Quote:
Quote:
Because you seek validation from hot girls. The girls you don't care about are girls whos' opinions about you won't matter.
You want the hotter girls to like you because it's going to feed your ego and you will feel more confident. You therefore become nervous because you're scared of fucking up and you feel as if you NEED this.
This is very deeply rooted and isn't something one can admit to himself. Again, the ego is the only thing preventing you from success.
Or I could be completely off and wrong. I'm just saying that the ^above reasons were the reasons for why I failed with hot chicks and felt that I couldn't game them as well.
When, in reality, there is absolutely no difference between them. Girls are girls.
What a great point. Seeking validation is a sure fire path to a lonely night. Its not easy to turn down that ego. Any tips?
The only thing I can think of it to feed it and continue to feed it until it becomes less of a detriment. Allow you to embody your ego, have an ego that does not need validation...instead create the ego that is clearly validated. TO me that turns ego into character. Character that adds charisma.
I totally agree with u Panda...I like taking positives from negatives whenever possible.
Ego isn't necessarily bad. We all have it. The main difference is how you choose to embrace it. Good ego is the kind of ego that isn't DEPENDENT on validation. If you feel that you MUST have validation to feed your ego - your success rate with women and everything else in life will come crashing down faster than a meteorite. This is because your dependence on validation will cause the mindset of 'I MUST have this and if I fail, my ego will be torn to pieces'. This ultimately leads to a FEAR of failing.
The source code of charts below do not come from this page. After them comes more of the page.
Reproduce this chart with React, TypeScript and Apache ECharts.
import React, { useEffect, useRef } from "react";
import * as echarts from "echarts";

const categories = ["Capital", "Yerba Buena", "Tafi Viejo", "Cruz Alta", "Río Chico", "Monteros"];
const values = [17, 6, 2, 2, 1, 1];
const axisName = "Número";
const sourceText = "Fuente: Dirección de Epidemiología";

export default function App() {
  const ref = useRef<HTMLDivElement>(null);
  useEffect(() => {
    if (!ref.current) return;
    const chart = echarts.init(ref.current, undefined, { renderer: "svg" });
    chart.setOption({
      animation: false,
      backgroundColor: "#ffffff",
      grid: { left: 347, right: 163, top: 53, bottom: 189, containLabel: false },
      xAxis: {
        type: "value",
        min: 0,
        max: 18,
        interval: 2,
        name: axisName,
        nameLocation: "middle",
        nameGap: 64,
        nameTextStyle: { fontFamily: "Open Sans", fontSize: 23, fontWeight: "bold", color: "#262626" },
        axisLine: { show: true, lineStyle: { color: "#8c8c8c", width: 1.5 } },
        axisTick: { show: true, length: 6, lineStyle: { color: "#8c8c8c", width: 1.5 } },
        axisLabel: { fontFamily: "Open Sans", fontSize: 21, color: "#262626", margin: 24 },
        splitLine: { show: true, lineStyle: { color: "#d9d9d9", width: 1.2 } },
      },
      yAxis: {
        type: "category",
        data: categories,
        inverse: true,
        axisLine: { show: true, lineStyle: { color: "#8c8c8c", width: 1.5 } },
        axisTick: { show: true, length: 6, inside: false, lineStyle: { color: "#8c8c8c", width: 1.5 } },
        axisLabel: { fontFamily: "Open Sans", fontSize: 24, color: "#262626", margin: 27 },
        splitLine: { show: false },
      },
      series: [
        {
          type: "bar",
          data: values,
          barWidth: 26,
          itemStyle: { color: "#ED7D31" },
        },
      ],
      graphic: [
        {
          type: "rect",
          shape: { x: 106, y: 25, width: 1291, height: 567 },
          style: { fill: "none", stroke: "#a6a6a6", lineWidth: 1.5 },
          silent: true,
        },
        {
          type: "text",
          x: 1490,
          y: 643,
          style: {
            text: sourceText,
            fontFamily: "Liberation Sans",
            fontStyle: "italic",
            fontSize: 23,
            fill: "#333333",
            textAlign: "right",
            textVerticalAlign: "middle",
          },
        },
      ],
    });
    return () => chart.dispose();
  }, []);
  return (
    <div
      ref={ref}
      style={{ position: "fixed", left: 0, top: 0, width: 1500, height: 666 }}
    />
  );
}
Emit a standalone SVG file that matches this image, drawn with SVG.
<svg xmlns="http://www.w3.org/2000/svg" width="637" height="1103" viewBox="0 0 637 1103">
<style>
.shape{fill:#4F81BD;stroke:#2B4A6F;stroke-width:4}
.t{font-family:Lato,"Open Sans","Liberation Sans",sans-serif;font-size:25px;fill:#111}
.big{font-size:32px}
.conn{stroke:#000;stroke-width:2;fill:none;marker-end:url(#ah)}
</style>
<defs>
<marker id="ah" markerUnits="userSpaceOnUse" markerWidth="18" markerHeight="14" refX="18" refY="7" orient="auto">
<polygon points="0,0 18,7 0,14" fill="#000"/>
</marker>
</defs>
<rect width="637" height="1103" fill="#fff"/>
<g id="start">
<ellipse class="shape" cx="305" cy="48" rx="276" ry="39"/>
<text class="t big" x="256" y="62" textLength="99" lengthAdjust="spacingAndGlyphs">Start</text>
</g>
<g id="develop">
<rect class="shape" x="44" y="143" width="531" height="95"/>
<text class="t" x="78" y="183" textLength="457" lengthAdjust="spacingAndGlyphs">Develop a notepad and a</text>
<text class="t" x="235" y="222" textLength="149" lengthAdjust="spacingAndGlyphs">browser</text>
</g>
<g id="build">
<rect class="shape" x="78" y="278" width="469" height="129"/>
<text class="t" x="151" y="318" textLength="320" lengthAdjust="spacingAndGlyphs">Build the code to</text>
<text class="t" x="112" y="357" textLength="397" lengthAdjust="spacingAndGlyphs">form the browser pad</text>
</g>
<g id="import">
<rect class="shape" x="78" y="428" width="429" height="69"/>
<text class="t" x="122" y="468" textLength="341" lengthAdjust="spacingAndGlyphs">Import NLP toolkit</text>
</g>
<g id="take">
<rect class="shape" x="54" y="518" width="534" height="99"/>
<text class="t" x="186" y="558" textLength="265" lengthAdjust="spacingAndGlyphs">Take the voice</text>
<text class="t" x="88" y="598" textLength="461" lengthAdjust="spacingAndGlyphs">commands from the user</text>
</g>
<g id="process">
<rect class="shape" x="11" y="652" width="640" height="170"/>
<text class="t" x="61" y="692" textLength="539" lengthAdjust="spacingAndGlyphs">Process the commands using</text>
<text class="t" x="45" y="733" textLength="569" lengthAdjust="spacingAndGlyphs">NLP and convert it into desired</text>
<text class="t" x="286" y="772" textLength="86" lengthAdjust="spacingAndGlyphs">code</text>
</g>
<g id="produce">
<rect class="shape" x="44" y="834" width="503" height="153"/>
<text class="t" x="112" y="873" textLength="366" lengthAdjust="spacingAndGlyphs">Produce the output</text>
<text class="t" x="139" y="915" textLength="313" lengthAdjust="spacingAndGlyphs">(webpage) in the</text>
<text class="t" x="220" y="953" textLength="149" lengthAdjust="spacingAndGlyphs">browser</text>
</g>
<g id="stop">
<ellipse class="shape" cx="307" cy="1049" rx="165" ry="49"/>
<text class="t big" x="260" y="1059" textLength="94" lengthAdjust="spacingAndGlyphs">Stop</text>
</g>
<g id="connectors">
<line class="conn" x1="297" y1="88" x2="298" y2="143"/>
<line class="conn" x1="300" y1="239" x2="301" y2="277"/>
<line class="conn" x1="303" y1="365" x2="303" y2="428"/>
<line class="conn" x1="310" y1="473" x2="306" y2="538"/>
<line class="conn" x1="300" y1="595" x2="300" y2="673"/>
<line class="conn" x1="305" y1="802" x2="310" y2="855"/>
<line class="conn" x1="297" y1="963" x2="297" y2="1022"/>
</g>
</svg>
If you fear to fail and you go enter a battle - you will more than likely fail. Because you're scared of engaging your enemy and you're scared of every little step you take due to the risk of failure. You therefore won't fight as good and you will be weak throughout the battle. Your mind will become a greater enemy than the enemy itself.
This is why nobody can tell you 'mix some rootber with pepsi and you will create a magic potion that permanently destroys the bad ego'. Like mentioned earlier, it's all deeply rooted. It's a bad mindset which can only be changed with time and commitment.
So ask yourself - do I feel the need for validation to feed my ego or not? If you do, you can start breaking this down and ask yourself questions such as 'why? why do i need this so desperately? to make people like me? to feel good about myself? will this actually be beneficial to me or damage me even more?'
And most importantly - 'what do i need to do to in order to change my mindset?'.
As an example, this is what I personally did:
I told myself 'OK . . . I constantly feel the need to get validation, so I can feed my ego, so that people will like me. But the problem is . . . the more I need the validation, the more I push for it. The more I push, the more I fail because I either
a) Freeze up in conversations and fear to escalate
b) I become needy
So how do I erase my constant need to feed my ego?'
The solution I found: 'I will kill my ego and start fresh. I will not only STOP feeding it - I will also hack it down with an axe. I will HURT it if necessary.'
So I started doing things I would usually NEVER do, because these things involve actions that literally can hurt my ego if they go wrong.
One of the things I did was I would start to be MUCH more honest with people. Example: I was sitting at a bar with some girl. In the middle of the conversation, she noticed I had an uncomfortable look on my face. 'What's wrong? You seem kinda off', she asked.
So I told her what was wrong. 'I got a random boner out of nowhere and my pants are pressing down really hard on my private parts.'
You should have seen the look on her face, lol. And I would be this honest with almost anything and with almost anybody.
Another thing that I did was that I sat down and asked myself: 'What are some of the BIGGEST things I have chosen NOT to do in life, because of my limiting beliefs and fears?'. I listed the things . . . and then I DID them.
Example: I sent e-mails to all the girls I've had oneitis on - and I told them how I used to feel back then.
I didn't do this so I would GAIN anything from it (because that would be validation seeking). The one and only reason I did these things to myself was to show my ego that I am in charge. Not it.
You let your ego take over your mind and you will never truly become independent. Failures will start stacking up and you will feel worse with time because nothing will go your way anymore.